REQUIRED WORK: Lines containing the word "this" need to be counted. Please reply with how many there are, and nothing else.

ENTRIES PROVIDED:
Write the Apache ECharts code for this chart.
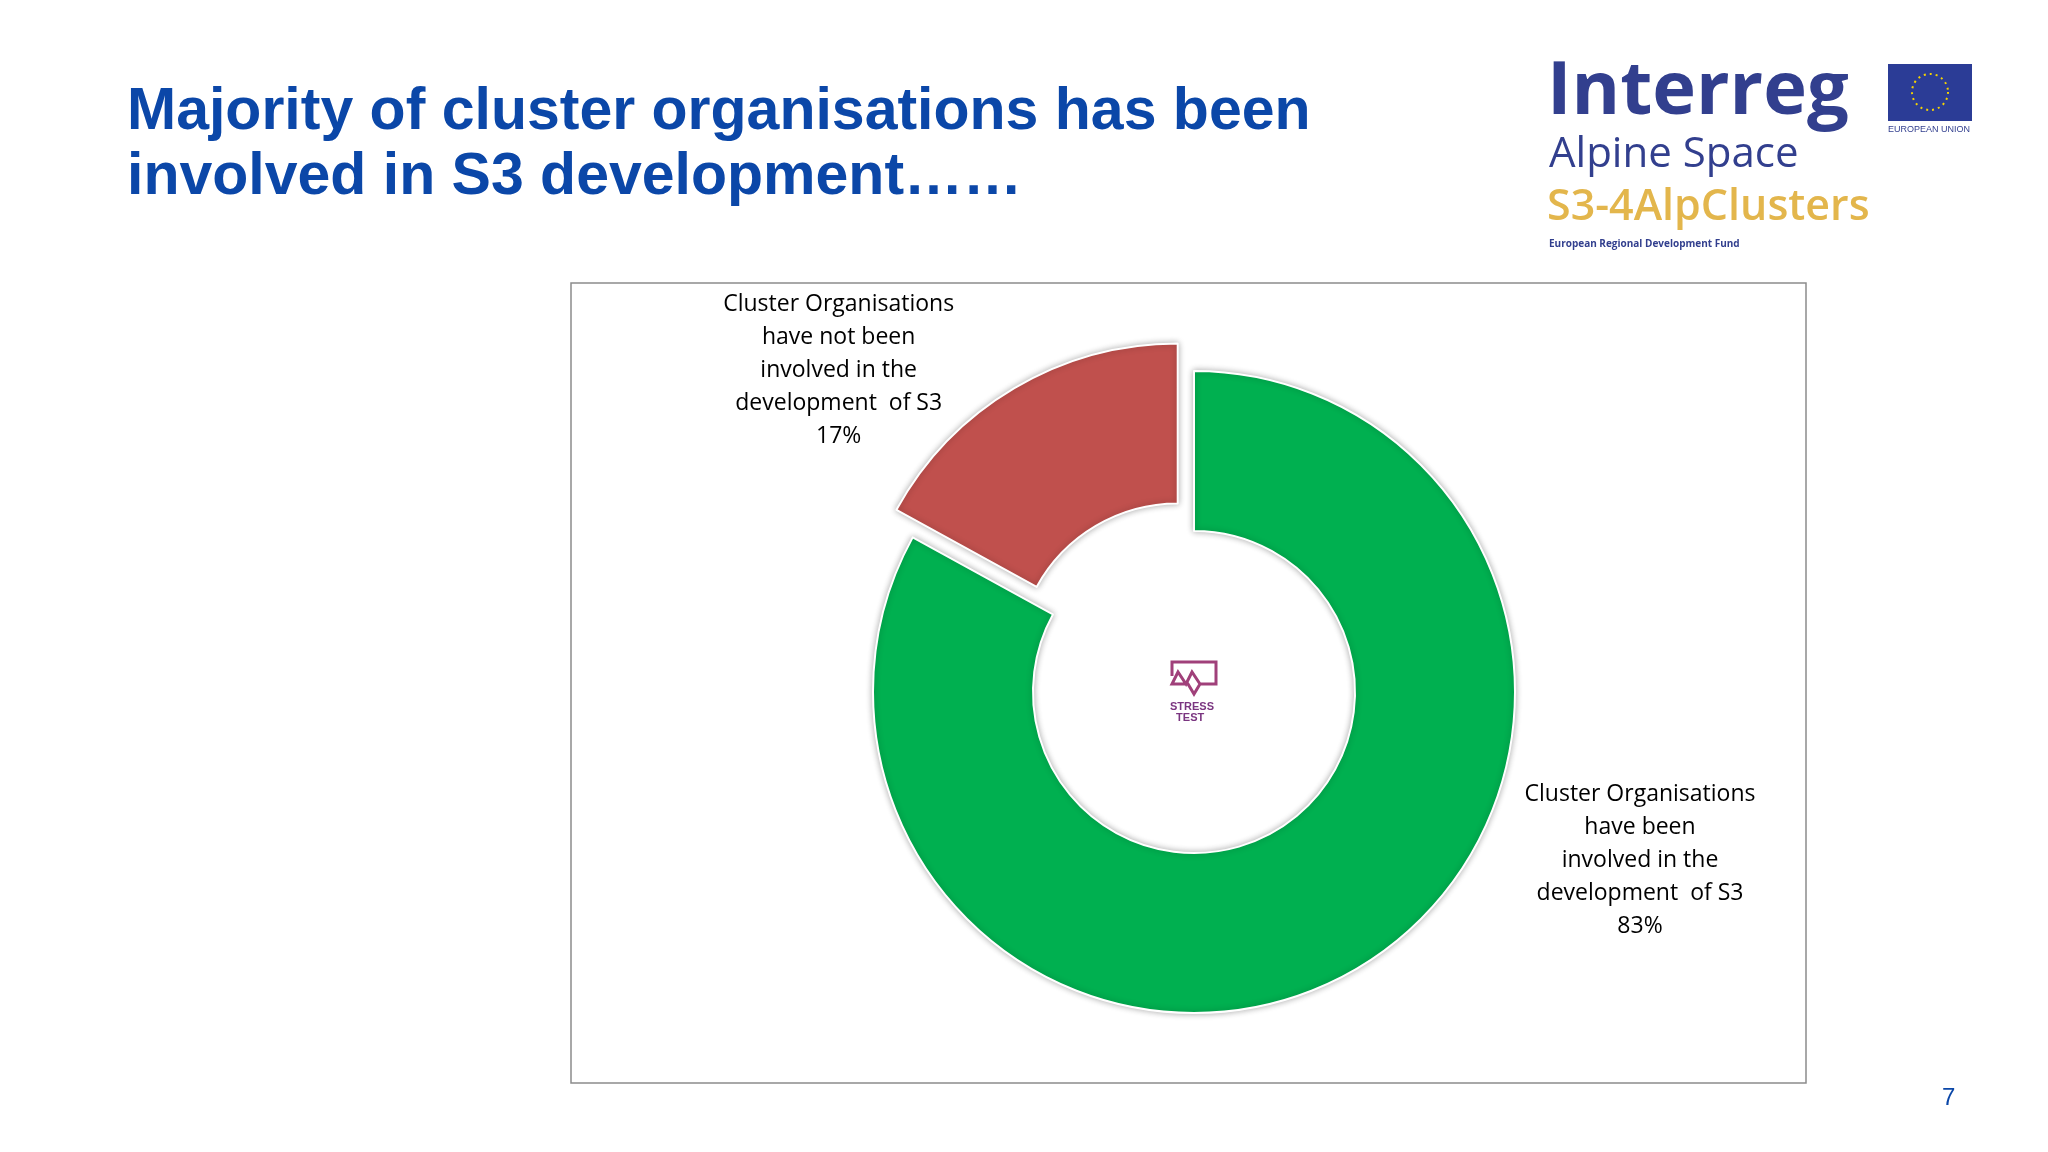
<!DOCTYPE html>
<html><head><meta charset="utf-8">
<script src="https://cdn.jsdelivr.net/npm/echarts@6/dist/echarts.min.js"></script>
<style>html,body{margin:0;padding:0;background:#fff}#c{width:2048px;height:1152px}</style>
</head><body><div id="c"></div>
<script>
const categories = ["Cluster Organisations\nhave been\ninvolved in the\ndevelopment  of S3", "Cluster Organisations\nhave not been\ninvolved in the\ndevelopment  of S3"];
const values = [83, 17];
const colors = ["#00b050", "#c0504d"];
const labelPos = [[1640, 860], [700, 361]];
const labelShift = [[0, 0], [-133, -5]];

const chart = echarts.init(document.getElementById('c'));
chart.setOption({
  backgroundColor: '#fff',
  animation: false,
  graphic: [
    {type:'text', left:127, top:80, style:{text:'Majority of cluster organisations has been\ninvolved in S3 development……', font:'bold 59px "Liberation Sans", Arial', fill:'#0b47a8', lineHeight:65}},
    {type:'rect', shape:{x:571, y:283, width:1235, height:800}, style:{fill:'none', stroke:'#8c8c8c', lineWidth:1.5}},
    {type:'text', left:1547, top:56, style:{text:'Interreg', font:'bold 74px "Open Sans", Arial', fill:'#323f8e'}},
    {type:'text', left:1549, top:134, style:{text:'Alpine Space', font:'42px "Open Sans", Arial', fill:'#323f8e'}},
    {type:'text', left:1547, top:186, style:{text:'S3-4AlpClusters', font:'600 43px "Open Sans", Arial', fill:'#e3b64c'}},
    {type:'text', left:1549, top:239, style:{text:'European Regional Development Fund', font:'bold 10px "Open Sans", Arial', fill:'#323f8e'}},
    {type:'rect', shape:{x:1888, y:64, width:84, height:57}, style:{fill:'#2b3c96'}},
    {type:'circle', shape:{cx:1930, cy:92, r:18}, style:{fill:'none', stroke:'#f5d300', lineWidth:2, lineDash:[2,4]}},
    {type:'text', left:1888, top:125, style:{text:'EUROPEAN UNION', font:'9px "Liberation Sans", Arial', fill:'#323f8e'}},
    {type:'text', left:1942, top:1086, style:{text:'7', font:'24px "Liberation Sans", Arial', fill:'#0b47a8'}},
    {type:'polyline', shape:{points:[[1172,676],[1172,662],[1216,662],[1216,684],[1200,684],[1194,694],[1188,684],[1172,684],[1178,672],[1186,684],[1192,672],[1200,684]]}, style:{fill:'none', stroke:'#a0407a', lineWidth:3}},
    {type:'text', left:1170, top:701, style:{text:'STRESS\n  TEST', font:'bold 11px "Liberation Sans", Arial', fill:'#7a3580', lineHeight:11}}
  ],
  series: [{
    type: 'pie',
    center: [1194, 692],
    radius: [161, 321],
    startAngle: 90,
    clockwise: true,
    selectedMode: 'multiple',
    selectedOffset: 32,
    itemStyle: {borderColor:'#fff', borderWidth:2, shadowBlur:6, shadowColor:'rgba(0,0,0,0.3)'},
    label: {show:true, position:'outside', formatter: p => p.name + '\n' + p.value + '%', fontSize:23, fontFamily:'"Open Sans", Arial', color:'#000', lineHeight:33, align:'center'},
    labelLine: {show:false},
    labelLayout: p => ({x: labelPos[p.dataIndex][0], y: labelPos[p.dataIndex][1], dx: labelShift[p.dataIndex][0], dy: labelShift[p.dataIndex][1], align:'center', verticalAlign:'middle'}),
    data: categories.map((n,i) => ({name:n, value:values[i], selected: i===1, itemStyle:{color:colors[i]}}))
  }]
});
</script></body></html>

--

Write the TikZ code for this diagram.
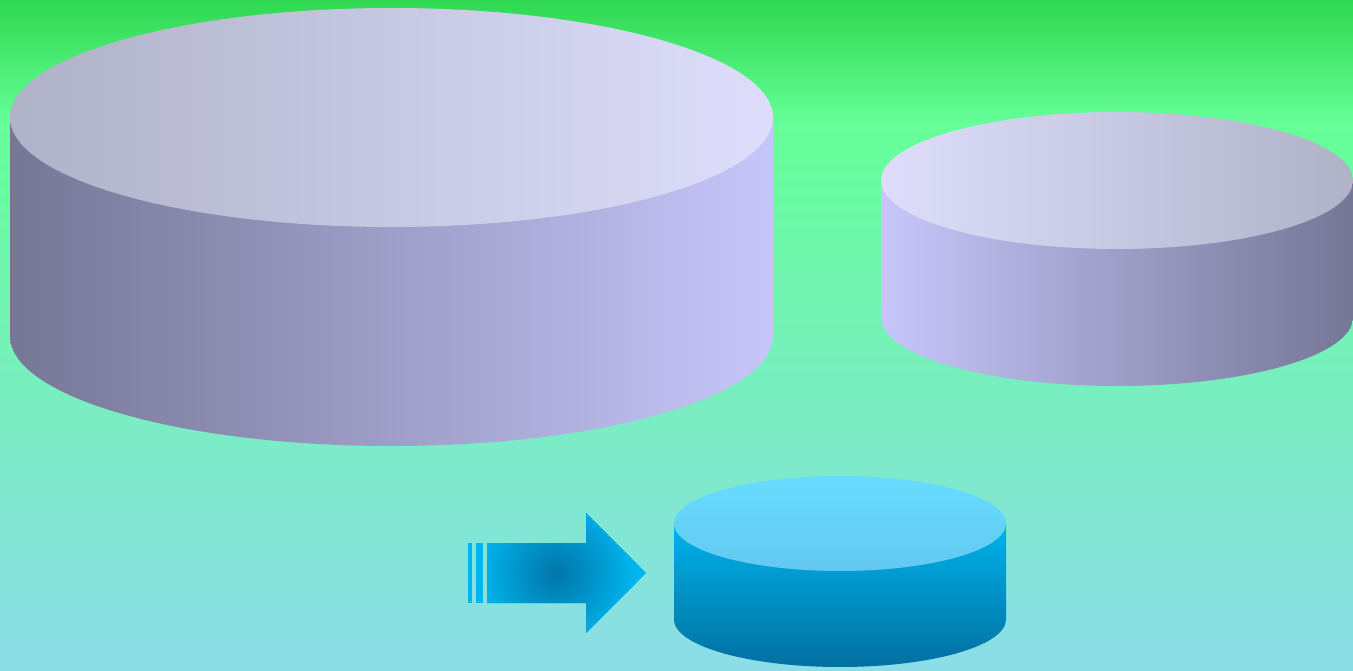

--

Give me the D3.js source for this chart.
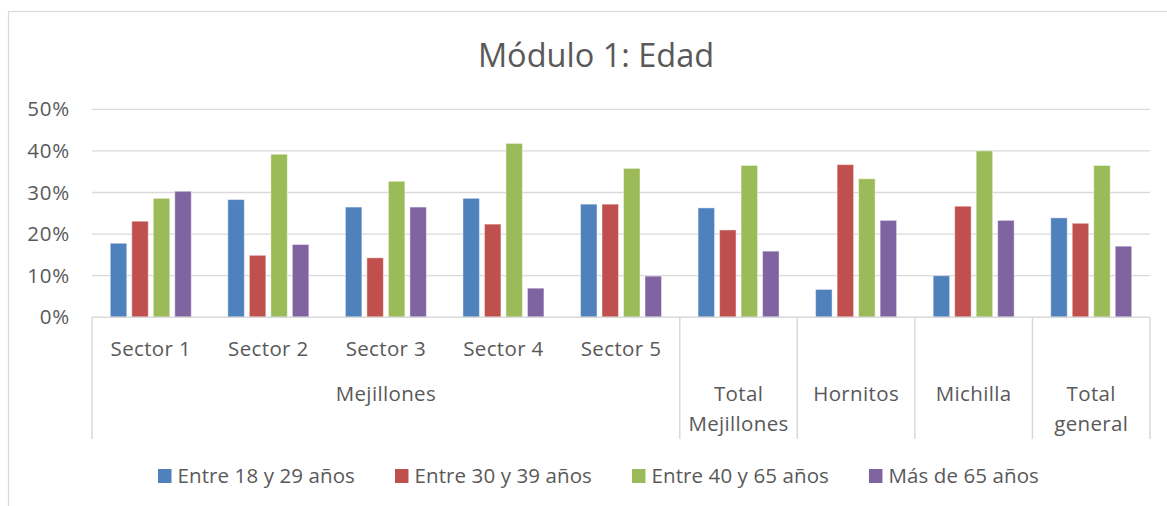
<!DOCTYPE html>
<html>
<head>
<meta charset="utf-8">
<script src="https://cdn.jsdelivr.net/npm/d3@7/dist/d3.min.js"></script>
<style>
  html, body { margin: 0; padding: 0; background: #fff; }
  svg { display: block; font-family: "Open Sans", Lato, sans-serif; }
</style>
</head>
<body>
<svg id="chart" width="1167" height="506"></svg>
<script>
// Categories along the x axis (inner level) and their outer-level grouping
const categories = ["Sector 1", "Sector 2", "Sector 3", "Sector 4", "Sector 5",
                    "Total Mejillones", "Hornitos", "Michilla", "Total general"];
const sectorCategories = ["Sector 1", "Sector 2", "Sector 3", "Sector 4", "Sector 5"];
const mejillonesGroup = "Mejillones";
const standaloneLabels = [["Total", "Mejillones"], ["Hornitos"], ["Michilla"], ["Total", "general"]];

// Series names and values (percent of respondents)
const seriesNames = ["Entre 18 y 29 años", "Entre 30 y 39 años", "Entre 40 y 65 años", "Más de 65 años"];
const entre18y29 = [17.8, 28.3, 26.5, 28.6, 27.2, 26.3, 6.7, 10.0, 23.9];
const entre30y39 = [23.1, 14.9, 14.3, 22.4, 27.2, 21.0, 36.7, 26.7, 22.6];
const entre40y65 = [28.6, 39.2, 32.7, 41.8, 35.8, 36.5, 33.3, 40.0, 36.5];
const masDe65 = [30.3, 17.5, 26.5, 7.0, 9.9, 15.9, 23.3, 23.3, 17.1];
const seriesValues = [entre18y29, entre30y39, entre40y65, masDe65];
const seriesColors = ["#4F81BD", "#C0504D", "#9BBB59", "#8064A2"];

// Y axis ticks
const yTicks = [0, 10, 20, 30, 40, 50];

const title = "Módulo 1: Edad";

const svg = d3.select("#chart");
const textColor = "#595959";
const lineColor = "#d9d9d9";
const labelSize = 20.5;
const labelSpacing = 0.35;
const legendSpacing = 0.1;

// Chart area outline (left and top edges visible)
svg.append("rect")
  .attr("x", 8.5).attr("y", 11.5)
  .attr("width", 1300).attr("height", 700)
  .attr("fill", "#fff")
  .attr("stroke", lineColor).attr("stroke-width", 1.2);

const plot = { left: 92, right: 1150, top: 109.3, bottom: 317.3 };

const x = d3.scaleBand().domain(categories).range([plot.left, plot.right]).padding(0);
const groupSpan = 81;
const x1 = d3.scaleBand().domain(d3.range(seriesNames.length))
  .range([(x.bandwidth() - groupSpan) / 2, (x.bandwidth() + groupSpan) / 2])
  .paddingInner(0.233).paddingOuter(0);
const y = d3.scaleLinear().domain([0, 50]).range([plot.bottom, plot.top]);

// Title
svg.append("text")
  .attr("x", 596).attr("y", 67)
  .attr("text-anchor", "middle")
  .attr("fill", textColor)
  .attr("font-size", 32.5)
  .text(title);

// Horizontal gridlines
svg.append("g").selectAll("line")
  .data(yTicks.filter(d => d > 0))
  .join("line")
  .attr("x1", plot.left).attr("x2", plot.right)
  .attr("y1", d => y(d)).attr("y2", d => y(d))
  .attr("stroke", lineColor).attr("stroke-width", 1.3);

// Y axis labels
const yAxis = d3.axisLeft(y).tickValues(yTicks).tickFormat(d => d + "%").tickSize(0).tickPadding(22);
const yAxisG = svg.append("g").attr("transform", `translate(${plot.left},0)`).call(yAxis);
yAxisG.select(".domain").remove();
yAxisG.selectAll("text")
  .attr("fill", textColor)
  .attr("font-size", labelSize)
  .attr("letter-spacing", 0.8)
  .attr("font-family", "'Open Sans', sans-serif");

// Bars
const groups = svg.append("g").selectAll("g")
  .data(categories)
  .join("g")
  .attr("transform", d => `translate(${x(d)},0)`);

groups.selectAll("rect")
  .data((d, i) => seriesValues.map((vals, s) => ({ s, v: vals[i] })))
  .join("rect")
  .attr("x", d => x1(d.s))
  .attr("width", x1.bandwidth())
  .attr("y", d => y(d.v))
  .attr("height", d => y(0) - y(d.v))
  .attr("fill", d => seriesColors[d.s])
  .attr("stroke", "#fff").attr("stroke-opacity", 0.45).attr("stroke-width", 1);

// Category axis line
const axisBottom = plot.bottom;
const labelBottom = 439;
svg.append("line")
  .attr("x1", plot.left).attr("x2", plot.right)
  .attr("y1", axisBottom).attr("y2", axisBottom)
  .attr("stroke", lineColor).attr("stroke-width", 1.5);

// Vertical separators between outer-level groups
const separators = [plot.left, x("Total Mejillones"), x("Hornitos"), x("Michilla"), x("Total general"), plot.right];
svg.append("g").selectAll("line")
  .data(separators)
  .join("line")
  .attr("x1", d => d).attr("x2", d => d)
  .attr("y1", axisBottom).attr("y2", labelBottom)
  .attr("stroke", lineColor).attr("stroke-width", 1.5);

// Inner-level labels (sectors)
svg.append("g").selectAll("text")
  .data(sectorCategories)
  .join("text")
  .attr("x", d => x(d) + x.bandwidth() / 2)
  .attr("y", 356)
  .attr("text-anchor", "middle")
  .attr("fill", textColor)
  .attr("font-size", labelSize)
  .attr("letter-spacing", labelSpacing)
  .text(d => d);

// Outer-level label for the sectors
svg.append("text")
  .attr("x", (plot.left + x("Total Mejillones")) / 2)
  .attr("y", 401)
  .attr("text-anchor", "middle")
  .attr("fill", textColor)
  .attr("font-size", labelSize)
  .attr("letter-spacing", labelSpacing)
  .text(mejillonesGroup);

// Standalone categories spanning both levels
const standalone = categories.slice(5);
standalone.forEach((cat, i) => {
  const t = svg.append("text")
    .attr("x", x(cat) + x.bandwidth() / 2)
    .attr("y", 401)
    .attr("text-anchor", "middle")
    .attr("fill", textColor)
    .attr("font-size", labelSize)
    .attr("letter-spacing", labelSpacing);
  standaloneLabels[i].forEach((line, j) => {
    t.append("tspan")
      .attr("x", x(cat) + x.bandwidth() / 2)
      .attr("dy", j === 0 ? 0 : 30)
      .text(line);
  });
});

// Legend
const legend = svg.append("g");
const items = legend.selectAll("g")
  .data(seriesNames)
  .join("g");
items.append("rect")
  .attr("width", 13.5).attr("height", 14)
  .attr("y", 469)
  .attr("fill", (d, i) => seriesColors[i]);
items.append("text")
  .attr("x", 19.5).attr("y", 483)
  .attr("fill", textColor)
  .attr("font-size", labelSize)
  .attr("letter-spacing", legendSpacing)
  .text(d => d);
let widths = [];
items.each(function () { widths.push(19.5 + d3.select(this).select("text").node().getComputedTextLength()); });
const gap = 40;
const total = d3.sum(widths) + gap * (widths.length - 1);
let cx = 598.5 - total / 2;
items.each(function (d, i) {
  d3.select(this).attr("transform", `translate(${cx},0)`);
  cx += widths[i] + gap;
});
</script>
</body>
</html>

SOLUTION TO THE EXERCISE: 5